Здравствуйте, дорогой Андрей Трофимович.
С приветом из города Боровичей от Садофьева Павла. Дорогой Андрей Троф[имович]. Сегодня 19.10 получил от Вас письмо, в котором Вы пишите, что лишь открытку получили и узнали о своем Гене. Дорогой Папаша, я долго не решался написать Вам об этом, но рано или поздно вы должны были узнать об этом. Дорогой Папаша, Вы пишете, чтоб я подробно описал Вам о смерти Гены, я это с удовольствием сделаю, но никаких документов, а также фотокарточек у меня не осталось, единственное – это адрес, который был записан в записной книжке.

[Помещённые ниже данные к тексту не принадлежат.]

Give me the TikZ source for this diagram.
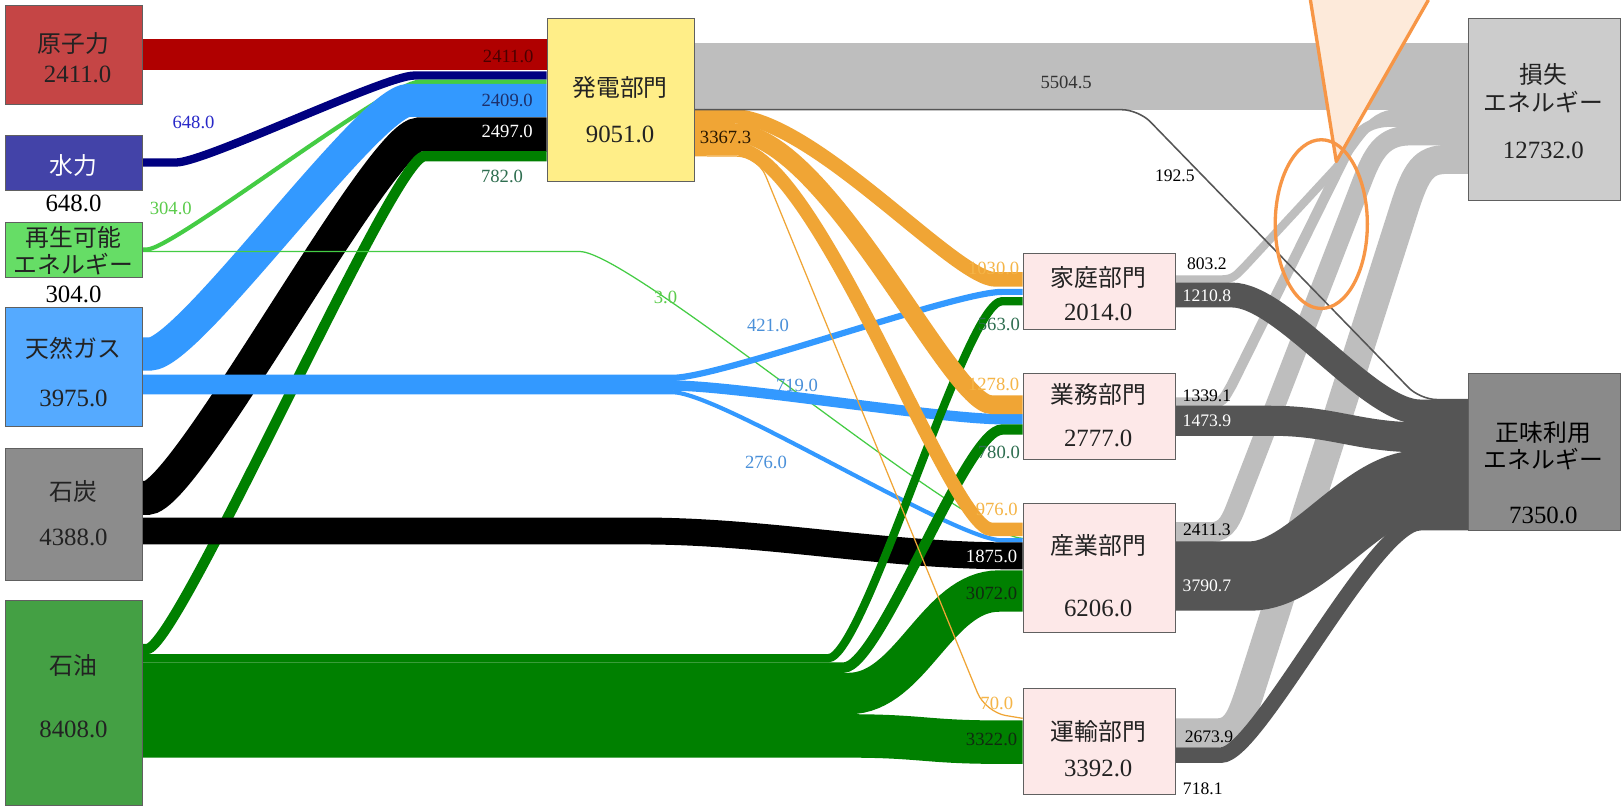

Дорогой Папаша, 12 августа мы были, как всегда, на занятиях в (В[еликом] Устюге в училище). Гена был в карауле. Был получен приказ о том, чтоб 12-го же числа 1-й партией отправиться на фронт. Доля выпала на нашу роту, как на фронтовиков, и мы 12-го же в 6 часов вечера тронулись на пароходе в г. Котлас. Утром выгрузились и поехали на город Киров, с Кирова – на Вологду, а [из] Вологды – [в] Череповец и на Волхов, и приехали в 220-й армейский полк, пожили там дней 5. А оттуда же в 24-ю гвардейскую дивизию в 72-й полк, в минометный батальон, так как мы были с Геной минометчиками. А оттуда вместе со всей 24-й див[изией] тронулись на фронт. До фронта шли пешком, несли большой груз килограммов по 40 каждый, но Геннадий не говорил о трудностях, хотя и выбивался из последних сил.
Мы с ним лежали в госпитале под Москвой при ст[анции] «Отдых», раны у нас зажили, но в училище открылись. А поэтому нам еще было тяжелее. 26 августа мы прибыли к передовой линии, а 27 августа мы начали наступление. С утра была артподготовка, которую едва ли видели немцы, через нас летели миллионы снарядов от всех видов артил[лерии]. Геннадий очень сильно был доволен этим, и мы не раз аплодировали залпам «Катюш». В этот день мы прошли 3 лин[ии] немецкой обороны, он сел в 4-ю. С этого дня началась обычная фронтовая жизнь.
Но вот, 30 августа, было получено известие, что немец должен перейти в контратаку. Вечером 29 августа был ранен ком[андир] роты. С утра 30 августа мы вели огонь по немцам, они засекли огонь нашей батареи. Но еще было тихо, мы уже 4 дня вели огонь и почти совершенно не спали. 30 августа немец в 2 часа дня перешел в контратаку, обошел нас с левого фланга и вел по нам автоматный огонь. Одновременно же нас начали бомбить нем[ецкие] самолеты и открыли мином[етный] и арт[иллерийский] огонь тоже по нам.
Было все смешано, летела земля, осколки срубали деревья, но мы уже как 2 часа ведем огонь. Мины уже подходили к концу, был получен приказ отойти на новый огневой рубеж. Вот последняя мина, Гена поднялся для того, чтобы опустить ее в ствол, но мина от немцев разорвалась около его ног. Он повалился на меня, на нас же повалился миномет, я несколько секунд лежал под Геной и минометом, но поднялся, Гена уже был готов. Я начал его опрашивать, но уже все, кровь лилась из разных мест, он был еще теплый, но ничего [не] мог ответить. Мы лежали под минометом и срубленным деревом, стрельба не прекращалась. Он лежал головой вниз, в правом кармане шинели ничего не оказалось, в другие карманы время не позволило слазить. Я долго его трогал за лицо, хотел добиться от него слова, но он был насмерть сражен нем[ецкой] миной в правое плечо и много других ранений. Так погиб Ваш сын Геннадий, он проявил себя как человек, до конца преданный нашей Родине, нашему Народу. И в тот момент, когда окружали нас немцы, он оставался у миномета до последней мины.
Вот и все о его смерти. Когда отошли на новый рубеж, долго вспоминал о павших в этом бою. Ваш сын явится для нас, как образ героя. Андрей Трофимович, извиняюсь, что называю Вас Папашей, но у меня нет отца, а у Вас нет больше сына, дорогого Вам. А поэтому все, что было, я описал, если бы был сын Гена, может когда-нибудь рассказал Вам об этом. Пока все, при случае, буду в Чебоксарах, зайду и расскажу. Но я сейчас выписываюсь. Снова на фронт. До свидания, Павел.